Gender violence and community work

Political will is necessary to incorporate gender violence prevention and control into community work on the island, grassroots leaders feel.

Efforts along these lines are being negatively affected by lack of funds for actions, little access to the media, inappropriate support for the economic empowerment of violence victims, police authority failure to successfully deal with gender violence, difficulties to work with local governments, and lack of interest and information in some communities.

Against this background, activists often organize training and awareness-raising workshops on self-esteem, leadership, gender issues, etc.

«Training is of the essence,» said Leticia Santa Cruz, coordinator of the project No to Gender Violence: An Effective Response to HIV/AIDS.

Under implementation by the National Prevention Center (CNP) for STIs and HIV/AIDS, this initiative focuses on a temporary accommodation facility for homeless people in El Cerro, a municipality in Havana.

«Most women here were housewives, and there were some prostitutes. They have attended training and/or upgrading courses and are now working,» she added.

«There are new options available to them, including self-employment and the incorporation into production or service cooperatives,» she indicated.

Sandra A. Hidalgo, a representative of a community-based transformation project in Zamora Coco Solo (Marianao municipality), told SEMlac that they gather together violence victims who have become artisans.

Established in 1988, these transformation projects are under the umbrella of the local governments in the capital city and seek to promote local development through active citizen participation.

Are you really sure…?

«When abused women report their cases to the police, they are repeatedly asked the same questions,» Santa Cruz stressed.

Caridad Tocaben, a project manager in Pilar de Atarés (El Cerro municipality), emphasized that police authorities get actively involved in training workshops and later act accordingly.

«There is an imperative need, however, to develop a police-oriented protocol on care for violence victims,» she remarked.

Sandra A. Hidalgo, a social worker in Marianao municipality, highlighted the importance of involving men in these community actions.

Building dreams

Community activists are working really hard to improve the quality of life of people who live in poverty conditions and are often hit by unemployment and/or violence.
Rayza Rojas, a leader of the Federation of Cuban Women (FMC) in Marianao, has been strongly promoting social work for over 10 years.

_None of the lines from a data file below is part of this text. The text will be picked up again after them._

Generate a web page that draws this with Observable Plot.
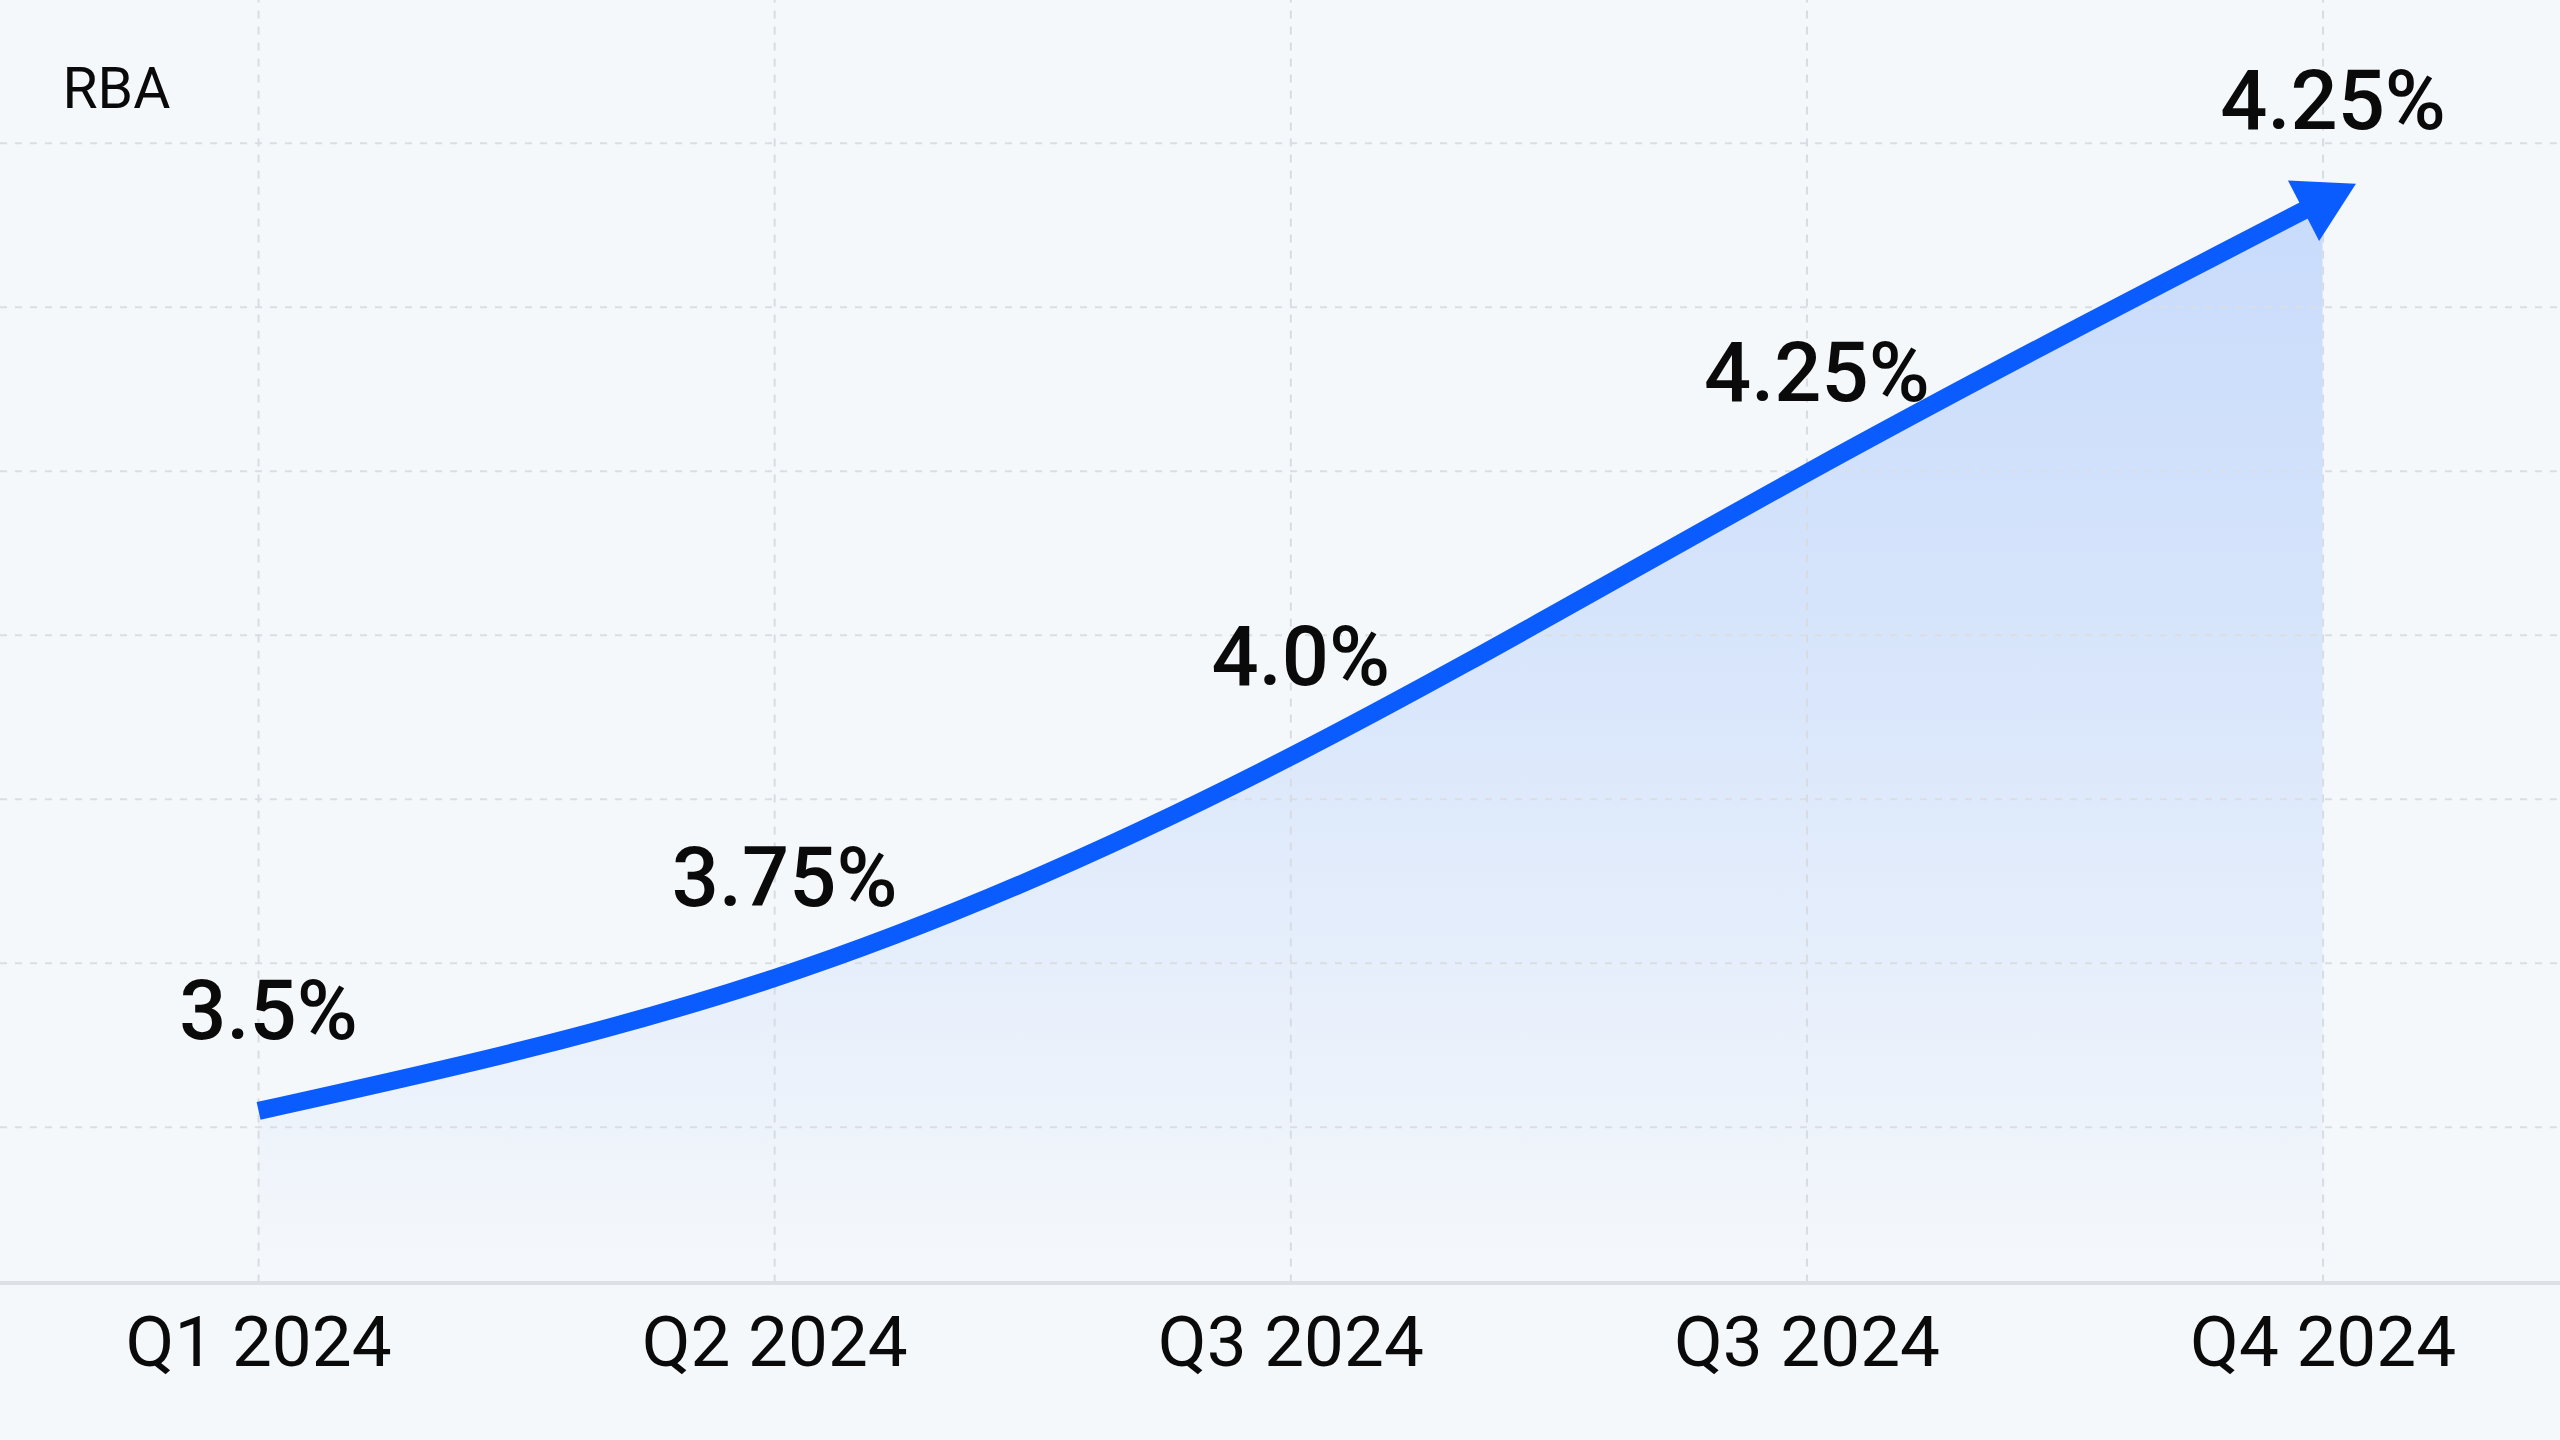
<!DOCTYPE html>
<html>
<head>
<meta charset="utf-8">
<script src="https://cdn.jsdelivr.net/npm/d3@7"></script>
<script src="https://cdn.jsdelivr.net/npm/@observablehq/plot@0.6"></script>
<style>
  html, body { margin: 0; padding: 0; background: #f5f8fb; }
  #chart svg { display: block; }
</style>
</head>
<body>
<div id="chart"></div>
<script>
const title = "RBA";
const quarters = ["Q1 2024", "Q2 2024", "Q3 2024", "Q3 2024", "Q4 2024"];
const rateLabels = ["3.5%", "3.75%", "4.0%", "4.25%", "4.25%"];
// drawn height of the curve at each quarter, in grid steps
const curveLevel = [0.10, 0.91, 2.26, 3.99, 5.65];
const gridLevels = [0, 1, 2, 3, 4, 5, 6];
const baselineLevel = -0.95;
const yDomain = [-1.91, 6.87];
const xDomain = [-0.5, 4.46];

const points = quarters.map((q, i) => ({i, q, level: curveLevel[i], label: rateLabels[i]}));

const chart = Plot.plot({
  width: 2560,
  height: 1440,
  margin: 0,
  style: {background: "#f5f8fb", fontFamily: "Roboto, 'Noto Sans', sans-serif", color: "#000"},
  x: {domain: xDomain, axis: null},
  y: {domain: yDomain, axis: null},
  marks: [
    Plot.areaY(points, {x: "i", y1: baselineLevel, y2: "level", curve: "natural", fill: "url(#areaGrad)"}),
    Plot.ruleY(gridLevels, {stroke: "#dadee3", strokeWidth: 2, strokeDasharray: "7 8"}),
    Plot.ruleX(points, {x: "i", y1: baselineLevel, y2: yDomain[1], stroke: "#d8dce2", strokeWidth: 2, strokeDasharray: "8 8"}),
    Plot.ruleY([baselineLevel], {stroke: "#dde1e6", strokeWidth: 4}),
    Plot.line(points, {x: "i", y: "level", curve: "natural", stroke: "#0b5cff", strokeWidth: 18, strokeLinecap: "butt"}),
    Plot.text(points, {x: "i", y: "level", text: "label", dx: 10, dy: -72, lineAnchor: "bottom", fontSize: 83, fontWeight: 500, fill: "#0a0a0a"}),
    Plot.text(points, {x: "i", text: "q", frameAnchor: "bottom", lineAnchor: "bottom", dy: -75, fontSize: 71, fontWeight: 400, fill: "#0a0a0a"}),
    Plot.text([title], {frameAnchor: "top-left", lineAnchor: "bottom", textAnchor: "start", dx: 62, dy: 107, fontSize: 57, fontWeight: 400, fill: "#0a0a0a"})
  ]
});

const svg = d3.select(chart);
const defs = svg.insert("defs", ":first-child");
const grad = defs.append("linearGradient").attr("id", "areaGrad").attr("x1", 0).attr("y1", 0).attr("x2", 0).attr("y2", 1);
grad.append("stop").attr("offset", "0%").attr("stop-color", "#c8dbfb");
grad.append("stop").attr("offset", "45%").attr("stop-color", "#d9e6fb");
grad.append("stop").attr("offset", "100%").attr("stop-color", "#f5f8fb");
defs.append("marker")
  .attr("id", "arrowHead")
  .attr("markerUnits", "userSpaceOnUse")
  .attr("viewBox", "-30 -40 80 80")
  .attr("markerWidth", 80)
  .attr("markerHeight", 80)
  .attr("refX", 0)
  .attr("refY", 0)
  .attr("orient", "auto")
  .append("path")
  .attr("d", "M-22,-34L37,0L-22,34Z")
  .attr("fill", "#0b5cff");
svg.select('g[aria-label="line"] path').attr("marker-end", "url(#arrowHead)");

document.getElementById("chart").appendChild(chart);
</script>
</body>
</html>
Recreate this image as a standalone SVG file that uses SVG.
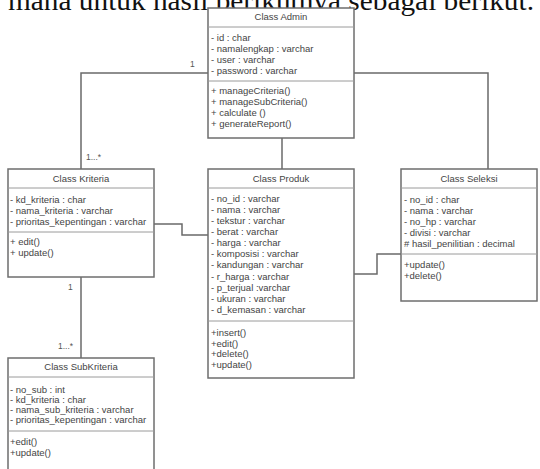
<svg xmlns="http://www.w3.org/2000/svg" width="540" height="469" viewBox="0 0 540 469">
<style>
.box{fill:#fff;stroke:#6e6e6e;stroke-width:1.5}
.div{stroke:#9a9a9a;stroke-width:1}
.t{font-family:"Liberation Sans",Arial,sans-serif;font-size:9.5px;fill:#444}
.h{font-family:"Liberation Sans",Arial,sans-serif;font-size:9.5px;fill:#444;text-anchor:middle}
.lbl{font-family:"Liberation Sans",Arial,sans-serif;font-size:8.5px;fill:#555}
.c{fill:none;stroke:#6a6a6a;stroke-width:1.5}
.top{font-family:"Liberation Serif","Times New Roman",serif;font-size:28px;fill:#111}
</style>
<rect width="540" height="469" fill="#fff"/>
<text class="top" x="8" y="10" textLength="526" lengthAdjust="spacingAndGlyphs">mana untuk hasil berikutnya sebagai berikut.</text>
<g id="connectors">
<polyline class="c" points="208,73 81,73 81,169"/>
<polyline class="c" points="354,73 488,73 488,169"/>
<line class="c" x1="282" y1="138" x2="282" y2="169"/>
<polyline class="c" points="154,224 182,224 182,235 208,235"/>
<polyline class="c" points="354,274 377,274 377,254 401,254"/>
<line class="c" x1="81" y1="277" x2="81" y2="358"/>
<text class="lbl" x="190" y="67">1</text>
<text class="lbl" x="86" y="160">1...*</text>
<text class="lbl" x="68" y="290">1</text>
<text class="lbl" x="58" y="349">1...*</text>
</g>
<g id="admin">
<rect class="box" x="208" y="8" width="146" height="130"/>
<line class="div" x1="208" y1="27" x2="354" y2="27"/>
<line class="div" x1="208" y1="81" x2="354" y2="81"/>
<text class="h" x="281" y="20">Class Admin</text>
<text class="t" x="211" y="41">- id : char</text>
<text class="t" x="211" y="52">- namalengkap : varchar</text>
<text class="t" x="211" y="63">- user : varchar</text>
<text class="t" x="211" y="74">- password : varchar</text>
<text class="t" x="211" y="94">+ manageCriteria()</text>
<text class="t" x="211" y="105">+ manageSubCriteria()</text>
<text class="t" x="211" y="116">+ calculate ()</text>
<text class="t" x="211" y="127">+ generateReport()</text>
</g>
<g id="kriteria">
<rect class="box" x="8" y="169" width="146" height="108"/>
<line class="div" x1="8" y1="188" x2="154" y2="188"/>
<line class="div" x1="8" y1="232" x2="154" y2="232"/>
<text class="h" x="81" y="182">Class Kriteria</text>
<text class="t" x="10" y="203">- kd_kriteria : char</text>
<text class="t" x="10" y="214">- nama_kriteria : varchar</text>
<text class="t" x="10" y="225">- prioritas_kepentingan : varchar</text>
<text class="t" x="10" y="245">+ edit()</text>
<text class="t" x="10" y="256">+ update()</text>
</g>
<g id="produk">
<rect class="box" x="208" y="169" width="146" height="209"/>
<line class="div" x1="208" y1="188" x2="354" y2="188"/>
<line class="div" x1="208" y1="321" x2="354" y2="321"/>
<text class="h" x="281" y="182">Class Produk</text>
<text class="t" x="211" y="202">- no_id : varchar</text>
<text class="t" x="211" y="213">- nama : varchar</text>
<text class="t" x="211" y="224">- tekstur : varchar</text>
<text class="t" x="211" y="235">- berat : varchar</text>
<text class="t" x="211" y="246">- harga : varchar</text>
<text class="t" x="211" y="257">- komposisi : varchar</text>
<text class="t" x="211" y="268">- kandungan : varchar</text>
<text class="t" x="211" y="280">- r_harga : varchar</text>
<text class="t" x="211" y="291">- p_terjual :varchar</text>
<text class="t" x="211" y="302">- ukuran : varchar</text>
<text class="t" x="211" y="313">- d_kemasan : varchar</text>
<text class="t" x="211" y="336">+insert()</text>
<text class="t" x="211" y="347">+edit()</text>
<text class="t" x="211" y="357">+delete()</text>
<text class="t" x="211" y="368">+update()</text>
</g>
<g id="seleksi">
<rect class="box" x="401" y="169" width="136" height="132"/>
<line class="div" x1="401" y1="188" x2="537" y2="188"/>
<line class="div" x1="401" y1="254" x2="537" y2="254"/>
<text class="h" x="469" y="182">Class Seleksi</text>
<text class="t" x="404" y="203">- no_id : char</text>
<text class="t" x="404" y="214">- nama : varchar</text>
<text class="t" x="404" y="225">- no_hp : varchar</text>
<text class="t" x="404" y="236">- divisi : varchar</text>
<text class="t" x="404" y="247"># hasil_penilitian : decimal</text>
<text class="t" x="404" y="268">+update()</text>
<text class="t" x="404" y="279">+delete()</text>
</g>
<g id="subkriteria">
<rect class="box" x="8" y="358" width="146" height="120"/>
<line class="div" x1="8" y1="377" x2="154" y2="377"/>
<line class="div" x1="8" y1="431" x2="154" y2="431"/>
<text class="h" x="81" y="370">Class SubKriteria</text>
<text class="t" x="10" y="393">- no_sub : int</text>
<text class="t" x="10" y="403">- kd_kriteria : char</text>
<text class="t" x="10" y="413">- nama_sub_kriteria : varchar</text>
<text class="t" x="10" y="423">- prioritas_kepentingan : varchar</text>
<text class="t" x="10" y="445">+edit()</text>
<text class="t" x="10" y="456">+update()</text>
</g>
</svg>
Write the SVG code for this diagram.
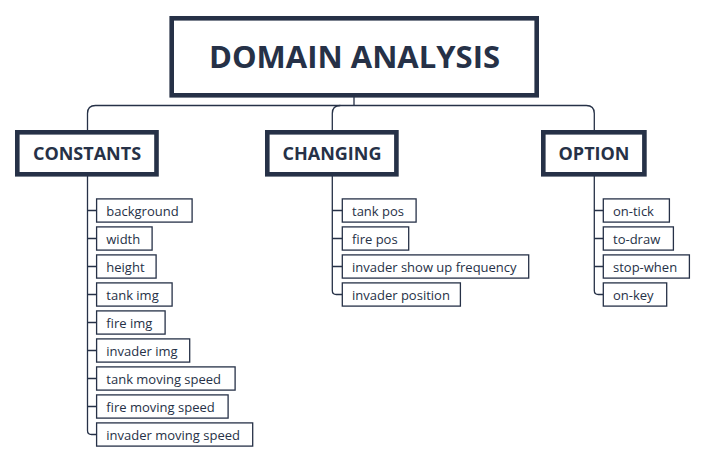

«I was very happy when I was informed that a young woman who had been a prostitute in the past had finally been given a decent job,» she told SEMlac.

Institutionalized discrimination is a type of gender violence that is not as visible as physical and psychological abuse in Cuba today.

«We also address the problems faced by children, senior citizens, unemployed people and former prisoners,» she commented.

«We have organized special workshops on education and communication, gender, equality, violence, cooperative arrangements, leadership and social participation,» she concluded.